An article published Feb 7, 2024 by Weill Cornell Medicine, found a phase III study that shows apixaban is no better than Aspirin in preventing stroke recurrence in patients with Atrial Cardiopathy, a precursor to Atrial fibrillation, one of the top three reasons Eliquis is prescribed for patient use.

“Atrial cardiopathy, a condition in which the heart shows signs of subtle structural and functional abnormalities, is thought by many researchers to be a potential precursor to atrial fibrillation, and also has been linked to blood clots and strokes. Researchers therefore have hypothesized that anticoagulants might also prevent recurrent strokes more effectively than aspirin in patients with atrial cardiopathy, even when they don’t yet show signs of atrial fibrillation.”

The new study, published Feb. 7 in JAMA, tested the two treatments in 1,015 such patients at 185 clinical centers in the United States and Canada. It found that the rate of new strokes was the same, whether the patients took apixaban or aspirin.”

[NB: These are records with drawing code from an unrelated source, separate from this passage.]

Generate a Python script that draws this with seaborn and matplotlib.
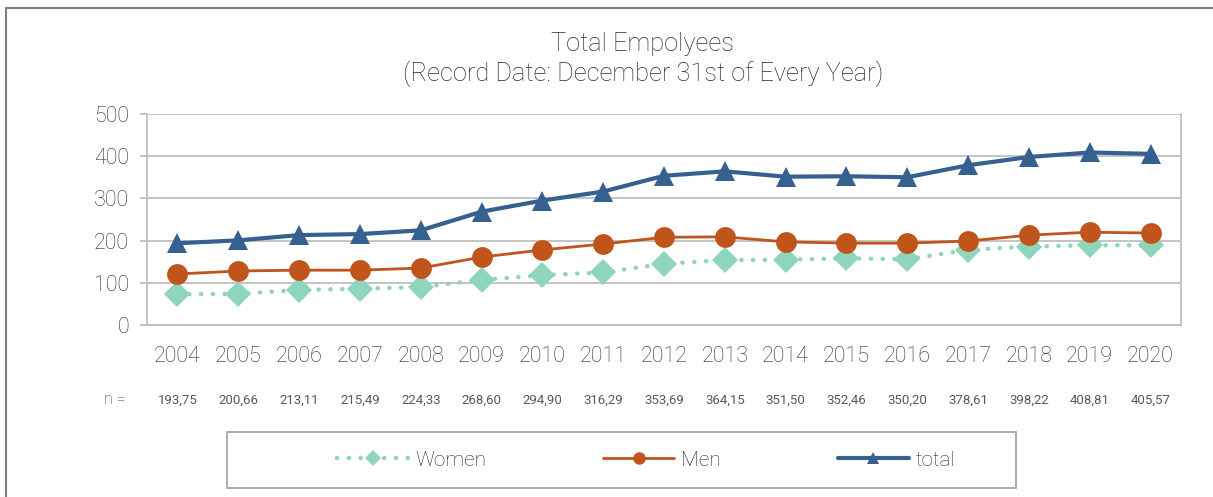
import numpy as np
import pandas as pd
import seaborn as sns
import matplotlib.pyplot as plt
from matplotlib.patches import Rectangle

# data
years = list(range(2004, 2021))
women = [73, 74, 83, 86, 90, 107, 118, 125, 145, 154, 155, 158, 156, 178, 186, 189, 189]
men = [121, 128, 130, 130, 135, 161, 178, 192, 208, 209, 197, 194, 194, 199, 213, 220, 218]
total = [193.75, 200.66, 213.11, 215.49, 224.33, 268.60, 294.90, 316.29, 353.69,
         364.15, 351.50, 352.46, 350.20, 378.61, 398.22, 408.81, 405.57]
yticks = [0, 100, 200, 300, 400, 500]

df = pd.DataFrame({"year": years, "Women": women, "Men": men, "total": total})

sns.set_style("white")
plt.rcParams['font.family'] = ['Roboto', 'DejaVu Sans']
plt.rcParams['font.weight'] = 'light'
txt = "#2B2B2B"
grid_c = "#BFBFBF"

fig = plt.figure(figsize=(12.13, 4.97), dpi=100)
ax = fig.add_axes([0.1212, 0.346, 0.8524, 0.4246])

c_women = "#8ED5BB"
c_men = "#C0541B"
c_total = "#35608F"

sns.lineplot(data=df, x="year", y="Women", ax=ax, color=c_women, marker="D",
             markersize=13, markeredgewidth=0, linewidth=3.2,
             linestyle=(0, (0.05, 2.6)), dash_capstyle="round", label="Women")
sns.lineplot(data=df, x="year", y="Men", ax=ax, color=c_men, marker="o",
             markersize=15, markeredgewidth=0, linewidth=2, label="Men")
sns.lineplot(data=df, x="year", y="total", ax=ax, color=c_total, marker="^",
             markersize=15, markeredgewidth=0, linewidth=3, label="total")

ax.set_xlim(2003.5, 2020.5)
ax.set_ylim(0, 500)
ax.set_yticks(yticks)
ax.set_xticks(years)
ax.set_xticks(np.arange(2003.5, 2021, 1), minor=True)
ax.set_xlabel("")
ax.set_ylabel("")
ax.grid(axis="y", color=grid_c, linewidth=1.3)
ax.set_axisbelow(True)
for s in ["left", "bottom", "right"]:
    ax.spines[s].set_color(grid_c)
    ax.spines[s].set_linewidth(1.3)
ax.spines["top"].set_visible(False)
ax.tick_params(axis="x", which="major", length=0, pad=15, labelsize=15.5, labelcolor=txt)
ax.tick_params(axis="x", which="minor", length=5, width=1.3, color=grid_c)
ax.tick_params(axis="y", length=5, width=1.3, color=grid_c, labelsize=15.5,
               labelcolor=txt, pad=8, left=True)

# n = row under the axis
ax.text(-0.031, -0.355, "n =", transform=ax.transAxes, ha="center", va="center",
        fontsize=11.5, color=txt)
for yr, v in zip(years, total):
    ax.text(yr, -0.355, f"{v:.2f}".replace(".", ","), transform=ax.get_xaxis_transform(),
            ha="center", va="center", fontsize=9.5, color="#595959", fontweight="normal")

fig.text(0.53, 0.911, "Total Empolyees", ha="center", va="center", fontsize=18.3, color=txt)
fig.text(0.53, 0.851, "(Record Date: December 31st of Every Year)", ha="center",
         va="center", fontsize=18.3, color=txt)

# outer frame and legend box
fig.patches.append(Rectangle((0.005, -0.1), 1.1, 1.083, transform=fig.transFigure,
                             fill=False, edgecolor="#808080", linewidth=1.5))
fig.patches.append(Rectangle((0.187, 0.018), 0.651, 0.113, transform=fig.transFigure,
                             fill=False, edgecolor="#A6A6A6", linewidth=1.3))
handles, labels = ax.get_legend_handles_labels()
ax.legend_.remove()
fig.legend(handles, labels, loc="center", bbox_to_anchor=(0.533, 0.0744), ncol=3,
           frameon=False, fontsize=15, handlelength=3.4, columnspacing=5.6,
           handletextpad=0.35, labelcolor=txt, markerscale=0.6)

fig.savefig("out.png", dpi=100)
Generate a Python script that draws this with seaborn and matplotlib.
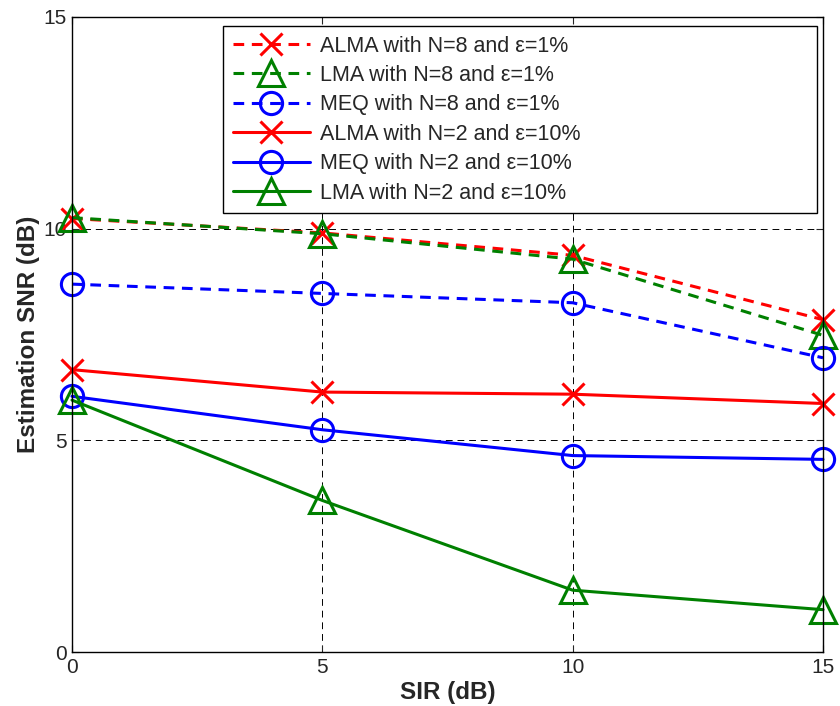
import numpy as np
import pandas as pd
import matplotlib
matplotlib.use("Agg")
import matplotlib.pyplot as plt
import seaborn as sns

# SIR values (dB)
sir = [0, 5, 10, 15]

# estimation SNR (dB)
alma_n8 = [10.24, 9.90, 9.37, 7.85]
lma_n8 = [10.26, 9.88, 9.28, 7.48]
meq_n8 = [8.69, 8.47, 8.25, 6.95]
alma_n2 = [6.67, 6.14, 6.09, 5.87]
meq_n2 = [6.04, 5.25, 4.64, 4.55]
lma_n2 = [5.95, 3.58, 1.46, 1.00]

labels = [
    "ALMA with N=8 and \u03b5=1%",
    "LMA with N=8 and \u03b5=1%",
    "MEQ with N=8 and \u03b5=1%",
    "ALMA with N=2 and \u03b5=10%",
    "MEQ with N=2 and \u03b5=10%",
    "LMA with N=2 and \u03b5=10%",
]
series = [alma_n8, lma_n8, meq_n8, alma_n2, meq_n2, lma_n2]
colors = ["#ff0000", "#008000", "#0000ff", "#ff0000", "#0000ff", "#008000"]
markers = ["x", "^", "o", "x", "o", "^"]
dashed = [True, True, True, False, False, False]

df = pd.concat(
    [pd.DataFrame({"SIR": sir, "SNR": vals, "label": lab}) for lab, vals in zip(labels, series)],
    ignore_index=True,
)

sns.set_style("white")
plt.rcParams["font.family"] = ["Liberation Sans", "DejaVu Sans"]

fig = plt.figure(figsize=(8.4, 7.06), dpi=100)
ax = fig.add_axes([72 / 840, 1 - 652 / 706, (823 - 72) / 840, (652 - 17) / 706])

for lab, col, mk, dsh in zip(labels, colors, markers, dashed):
    sub = df[df["label"] == lab]
    msize = 19 if mk == "^" else 16
    sns.lineplot(
        data=sub, x="SIR", y="SNR", ax=ax, color=col, label=lab,
        marker=mk, markersize=msize, markerfacecolor="none",
        markeredgecolor=col, markeredgewidth=2.2, linewidth=2.2,
        linestyle=(0, (3.5, 2.5)) if dsh else "-", clip_on=False,
    )

ax.set_xlim(0, 15)
ax.set_ylim(0, 15)
ax.set_xticks([0, 5, 10, 15])
ax.set_yticks([0, 5, 10, 15])
ax.grid(True, color="black", linestyle=(0, (7, 5)), linewidth=0.7)
ax.tick_params(direction="in", length=5, width=0.8, labelsize=15, pad=4,
               top=True, right=True, bottom=True, left=True)
for sp in ax.spines.values():
    sp.set_color("black")
    sp.set_linewidth(1.0)

ax.set_xlabel("SIR (dB)", fontsize=17.5, fontweight="bold", labelpad=3)
ax.set_ylabel("Estimation SNR (dB)", fontsize=17.5, fontweight="bold", labelpad=2)

leg = ax.legend(
    loc="upper left", bbox_to_anchor=(0.201, 0.696, 0.791, 0.290), mode="expand",
    borderaxespad=0, fontsize=15.5, labelspacing=0.39, handlelength=3.6,
    handletextpad=0.45, borderpad=0.45, fancybox=False, framealpha=1,
    edgecolor="black",
)
leg.get_frame().set_linewidth(1.0)

fig.savefig("out.png", dpi=100)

““We were trying to find the threshold at which anticoagulant therapy becomes more effective than aspirin, and it may be that that threshold is higher and requires clear signs of atrial fibrillation,” said study senior author Dr. Mitchell Elkind, professor of neurology and epidemiology at Columbia University Vagelos College of Physicians and Surgeons and a neurologist at NewYork-Presbyterian/Columbia University Irving Medical Center. Dr. Elkind also currently serves as the chief clinical science officer of the American Heart Association.”

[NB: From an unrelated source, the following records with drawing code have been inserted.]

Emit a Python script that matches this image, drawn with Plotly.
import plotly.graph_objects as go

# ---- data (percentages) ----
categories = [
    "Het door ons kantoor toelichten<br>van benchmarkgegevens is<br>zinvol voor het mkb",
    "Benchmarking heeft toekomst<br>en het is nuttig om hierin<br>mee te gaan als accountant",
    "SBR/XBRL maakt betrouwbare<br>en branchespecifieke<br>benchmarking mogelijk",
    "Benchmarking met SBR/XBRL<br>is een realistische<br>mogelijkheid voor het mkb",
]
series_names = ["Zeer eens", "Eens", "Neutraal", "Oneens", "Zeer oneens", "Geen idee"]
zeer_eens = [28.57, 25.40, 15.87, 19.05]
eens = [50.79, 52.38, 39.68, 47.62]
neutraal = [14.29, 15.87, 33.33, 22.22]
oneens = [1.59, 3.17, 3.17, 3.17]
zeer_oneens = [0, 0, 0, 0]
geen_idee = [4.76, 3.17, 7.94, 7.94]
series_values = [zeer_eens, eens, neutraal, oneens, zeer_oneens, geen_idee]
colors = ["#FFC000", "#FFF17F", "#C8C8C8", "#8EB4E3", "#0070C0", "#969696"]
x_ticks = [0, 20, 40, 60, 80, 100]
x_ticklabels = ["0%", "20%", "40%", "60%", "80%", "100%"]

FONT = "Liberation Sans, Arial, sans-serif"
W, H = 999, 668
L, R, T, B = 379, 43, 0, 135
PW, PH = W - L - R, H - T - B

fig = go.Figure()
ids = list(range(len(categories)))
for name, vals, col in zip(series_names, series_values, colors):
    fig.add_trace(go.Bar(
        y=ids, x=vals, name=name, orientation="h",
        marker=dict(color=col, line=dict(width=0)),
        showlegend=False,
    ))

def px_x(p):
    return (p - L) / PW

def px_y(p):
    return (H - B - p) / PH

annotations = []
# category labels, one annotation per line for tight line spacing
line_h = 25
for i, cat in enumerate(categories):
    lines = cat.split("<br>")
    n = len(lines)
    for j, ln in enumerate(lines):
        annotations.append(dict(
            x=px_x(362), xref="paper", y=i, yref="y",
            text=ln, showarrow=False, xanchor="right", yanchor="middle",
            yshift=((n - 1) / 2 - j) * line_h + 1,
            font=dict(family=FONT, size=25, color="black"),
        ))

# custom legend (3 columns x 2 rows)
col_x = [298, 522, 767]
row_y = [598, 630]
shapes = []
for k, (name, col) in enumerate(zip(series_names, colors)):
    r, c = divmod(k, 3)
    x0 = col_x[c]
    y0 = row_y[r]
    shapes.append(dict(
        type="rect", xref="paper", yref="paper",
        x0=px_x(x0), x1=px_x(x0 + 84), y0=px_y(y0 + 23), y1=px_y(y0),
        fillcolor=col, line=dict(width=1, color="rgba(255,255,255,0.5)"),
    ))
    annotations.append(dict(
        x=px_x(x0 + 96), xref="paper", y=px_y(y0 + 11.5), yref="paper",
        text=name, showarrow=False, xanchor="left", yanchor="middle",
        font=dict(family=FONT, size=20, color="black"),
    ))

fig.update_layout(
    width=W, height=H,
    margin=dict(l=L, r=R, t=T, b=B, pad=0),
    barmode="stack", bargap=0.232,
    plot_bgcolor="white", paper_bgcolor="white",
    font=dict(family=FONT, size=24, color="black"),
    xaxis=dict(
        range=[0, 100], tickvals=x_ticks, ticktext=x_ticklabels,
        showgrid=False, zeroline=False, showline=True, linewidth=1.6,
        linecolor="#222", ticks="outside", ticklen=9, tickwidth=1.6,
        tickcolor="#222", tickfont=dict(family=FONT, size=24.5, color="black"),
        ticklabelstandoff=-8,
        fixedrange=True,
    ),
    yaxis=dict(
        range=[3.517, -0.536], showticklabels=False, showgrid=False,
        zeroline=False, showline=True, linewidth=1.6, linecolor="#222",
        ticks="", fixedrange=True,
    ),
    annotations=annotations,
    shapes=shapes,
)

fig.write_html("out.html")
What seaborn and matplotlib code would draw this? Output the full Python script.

Unfortunately, the doctors who penned this study still believe that cholesterol is the cause of athersclerosis. The wheels of actual, healthful progress in mainstream medicine move very slowly, if at all, and sometimes they move backwards in efforts they think are moving forward.

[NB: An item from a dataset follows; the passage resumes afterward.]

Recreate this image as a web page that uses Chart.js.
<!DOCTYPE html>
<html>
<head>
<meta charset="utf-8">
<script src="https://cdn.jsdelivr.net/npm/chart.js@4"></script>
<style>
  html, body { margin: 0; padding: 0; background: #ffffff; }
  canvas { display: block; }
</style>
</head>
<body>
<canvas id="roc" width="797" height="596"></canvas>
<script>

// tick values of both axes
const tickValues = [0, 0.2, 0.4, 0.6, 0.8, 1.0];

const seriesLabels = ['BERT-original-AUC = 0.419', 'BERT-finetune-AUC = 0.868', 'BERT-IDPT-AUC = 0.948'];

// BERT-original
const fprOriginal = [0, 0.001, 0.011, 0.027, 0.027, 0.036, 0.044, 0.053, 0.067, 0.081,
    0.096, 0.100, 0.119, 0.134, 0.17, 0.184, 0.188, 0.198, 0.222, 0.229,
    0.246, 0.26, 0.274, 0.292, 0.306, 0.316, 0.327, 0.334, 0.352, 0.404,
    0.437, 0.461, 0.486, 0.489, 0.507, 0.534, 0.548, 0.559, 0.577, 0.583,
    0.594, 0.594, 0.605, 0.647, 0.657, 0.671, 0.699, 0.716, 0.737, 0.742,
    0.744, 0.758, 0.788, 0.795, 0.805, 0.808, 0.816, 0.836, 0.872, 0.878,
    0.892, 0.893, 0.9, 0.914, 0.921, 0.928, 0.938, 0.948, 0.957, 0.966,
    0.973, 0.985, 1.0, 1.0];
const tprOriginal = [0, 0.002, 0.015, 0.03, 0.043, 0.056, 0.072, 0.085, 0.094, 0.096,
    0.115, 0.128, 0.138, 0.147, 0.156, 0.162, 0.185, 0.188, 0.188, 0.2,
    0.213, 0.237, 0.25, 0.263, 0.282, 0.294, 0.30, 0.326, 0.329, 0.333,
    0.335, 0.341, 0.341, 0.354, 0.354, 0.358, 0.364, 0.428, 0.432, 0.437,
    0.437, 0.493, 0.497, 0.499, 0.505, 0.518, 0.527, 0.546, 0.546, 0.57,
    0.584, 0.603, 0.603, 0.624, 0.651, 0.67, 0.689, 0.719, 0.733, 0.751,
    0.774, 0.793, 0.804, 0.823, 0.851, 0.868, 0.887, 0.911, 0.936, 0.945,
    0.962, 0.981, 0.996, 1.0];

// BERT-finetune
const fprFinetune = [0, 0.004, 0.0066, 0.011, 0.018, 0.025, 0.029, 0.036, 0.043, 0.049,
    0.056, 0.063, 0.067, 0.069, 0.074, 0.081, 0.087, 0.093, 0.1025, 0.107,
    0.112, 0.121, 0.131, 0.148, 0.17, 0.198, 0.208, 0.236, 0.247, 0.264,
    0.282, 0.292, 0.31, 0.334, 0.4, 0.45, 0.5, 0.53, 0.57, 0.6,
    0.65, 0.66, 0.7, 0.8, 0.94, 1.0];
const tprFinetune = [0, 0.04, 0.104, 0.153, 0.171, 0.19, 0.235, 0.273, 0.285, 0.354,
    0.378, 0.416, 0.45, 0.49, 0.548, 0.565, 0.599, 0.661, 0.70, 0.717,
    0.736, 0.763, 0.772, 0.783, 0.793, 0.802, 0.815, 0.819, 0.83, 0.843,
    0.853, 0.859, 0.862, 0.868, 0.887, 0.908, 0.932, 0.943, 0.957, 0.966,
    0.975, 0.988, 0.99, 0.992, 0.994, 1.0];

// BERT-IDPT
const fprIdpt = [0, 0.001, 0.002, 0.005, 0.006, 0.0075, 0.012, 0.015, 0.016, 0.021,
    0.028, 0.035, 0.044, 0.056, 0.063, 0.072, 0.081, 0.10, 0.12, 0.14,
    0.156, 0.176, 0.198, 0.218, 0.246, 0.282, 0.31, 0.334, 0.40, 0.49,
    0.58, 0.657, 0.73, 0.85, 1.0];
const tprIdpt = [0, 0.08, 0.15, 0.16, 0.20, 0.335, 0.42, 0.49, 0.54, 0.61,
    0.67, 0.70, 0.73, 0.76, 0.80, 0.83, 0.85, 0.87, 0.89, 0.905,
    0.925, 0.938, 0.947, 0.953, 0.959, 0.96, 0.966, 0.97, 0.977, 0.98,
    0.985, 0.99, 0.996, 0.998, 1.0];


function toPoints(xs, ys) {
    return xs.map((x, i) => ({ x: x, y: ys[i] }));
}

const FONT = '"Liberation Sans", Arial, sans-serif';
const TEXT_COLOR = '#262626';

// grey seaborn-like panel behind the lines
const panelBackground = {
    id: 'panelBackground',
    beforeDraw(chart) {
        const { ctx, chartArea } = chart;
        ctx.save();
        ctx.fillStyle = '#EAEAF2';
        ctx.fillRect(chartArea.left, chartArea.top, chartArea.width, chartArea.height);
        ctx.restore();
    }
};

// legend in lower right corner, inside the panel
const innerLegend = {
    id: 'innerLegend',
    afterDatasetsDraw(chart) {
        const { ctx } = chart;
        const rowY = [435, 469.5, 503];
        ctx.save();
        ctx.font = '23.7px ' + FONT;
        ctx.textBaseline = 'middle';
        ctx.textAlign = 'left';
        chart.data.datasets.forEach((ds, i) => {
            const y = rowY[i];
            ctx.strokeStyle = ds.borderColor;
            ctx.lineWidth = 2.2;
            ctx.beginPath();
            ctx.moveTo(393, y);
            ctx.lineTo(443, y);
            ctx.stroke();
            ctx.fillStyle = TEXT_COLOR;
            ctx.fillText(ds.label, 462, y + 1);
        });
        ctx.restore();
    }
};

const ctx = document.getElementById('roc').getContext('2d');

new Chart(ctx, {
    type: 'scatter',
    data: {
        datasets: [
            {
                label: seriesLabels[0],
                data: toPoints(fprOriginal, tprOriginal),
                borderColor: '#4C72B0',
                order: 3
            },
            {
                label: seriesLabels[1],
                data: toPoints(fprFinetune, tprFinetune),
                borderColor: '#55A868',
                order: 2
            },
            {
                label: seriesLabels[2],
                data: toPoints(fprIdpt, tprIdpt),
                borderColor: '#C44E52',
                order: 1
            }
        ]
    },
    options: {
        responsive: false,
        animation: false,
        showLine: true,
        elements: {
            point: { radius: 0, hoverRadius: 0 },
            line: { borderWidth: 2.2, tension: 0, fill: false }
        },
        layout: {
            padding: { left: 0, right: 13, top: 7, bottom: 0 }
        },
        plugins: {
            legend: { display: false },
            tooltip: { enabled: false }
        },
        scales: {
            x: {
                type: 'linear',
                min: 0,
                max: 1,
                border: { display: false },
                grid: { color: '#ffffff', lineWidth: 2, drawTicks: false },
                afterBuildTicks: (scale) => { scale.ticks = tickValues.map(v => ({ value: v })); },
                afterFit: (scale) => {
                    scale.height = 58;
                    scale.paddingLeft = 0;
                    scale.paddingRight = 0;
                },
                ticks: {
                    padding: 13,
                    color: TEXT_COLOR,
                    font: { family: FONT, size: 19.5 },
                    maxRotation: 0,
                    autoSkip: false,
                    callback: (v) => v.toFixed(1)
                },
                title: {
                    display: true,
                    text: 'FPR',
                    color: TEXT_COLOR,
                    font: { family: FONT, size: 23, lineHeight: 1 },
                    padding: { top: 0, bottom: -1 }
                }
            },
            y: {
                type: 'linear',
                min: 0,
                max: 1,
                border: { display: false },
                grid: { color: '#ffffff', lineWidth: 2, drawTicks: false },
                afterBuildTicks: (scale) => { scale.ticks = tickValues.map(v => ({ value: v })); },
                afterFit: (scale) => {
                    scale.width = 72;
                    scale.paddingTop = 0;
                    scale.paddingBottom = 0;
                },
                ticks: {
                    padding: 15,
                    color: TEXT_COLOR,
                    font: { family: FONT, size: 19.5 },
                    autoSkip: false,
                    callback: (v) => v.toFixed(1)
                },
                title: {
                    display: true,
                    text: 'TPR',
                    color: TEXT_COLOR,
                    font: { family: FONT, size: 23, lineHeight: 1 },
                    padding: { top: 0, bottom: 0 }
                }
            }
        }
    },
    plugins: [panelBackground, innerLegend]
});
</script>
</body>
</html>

So if in general, a drug promoted to be safer than Aspirin but whose data sheet shows worse trouble, is actually no better than Aspirin at the function to which Aspirin has been ascribed, namely that of reducing blood clots, are there alternatives to Aspirin and apixaban in the wholefood as medicine space? Alternatives that don’t risk severe bleeding externally or internally? Are there equally-effective preventive medicines to be found in the world of food that don’t carry such a high price tag on one’s health and pocketbook?

I’ve written about some of these in the past already. Your pumpkin spice blend for example (minus nutmeg), contains several spices that have multiple benefits to the human body, including that of anti-coagulation, or anti-blood clotting. They too, are known as blood thinners. They are far cheaper on the pocketbook and most people don’t experience any nasty side effects. It is still advised if you are going in for surgery or procedures that could release blood, to go off these spices 3 to 5 days before the procedure. However it should be noted that in cases of nosebleeds, cuts, bruises, and other similar conditions, while you may bleed a little more than before regularly eating these spices, your blood will still clot as normal. Simply staunch the bleeding and a few seconds to minutes later, you’ll have a proper scab. My own household can speak from first-hand experience with these spices.

beefIn addition to your pumpkin spice blend, other foods known in the herbal and food as medicine world to aid in reducing blood clots include: Avocado, cayenne pepper, corn, eggs, fennel, fish, flax, garlic, gingko biloba, kiwi, beef, pork, olive oil, onions, pumpkin seeds, purslane, sage, star anise, turmeric, walnuts, watermelon and yarrow. Some of these contribute to the healthy flow of your blood by how their constituents interact with your body’s platelet-creation process, others by how platelets do or don’t aggregate or clump together. You’d have to eat an excessive amount of these foods to have bleed-out problems, and the spices are the only foods recommended to fast from before most surgeries. Various procedures will tell you which foods to fast from depending on the procedure, but whether they list them or not, fast the pumpkin spice blend in particular before such events as they have the highest impact on anti-coagulant activity at low doses.

Stay safe, and lower the costs to your health and to your pocketbook by using food as your medicine.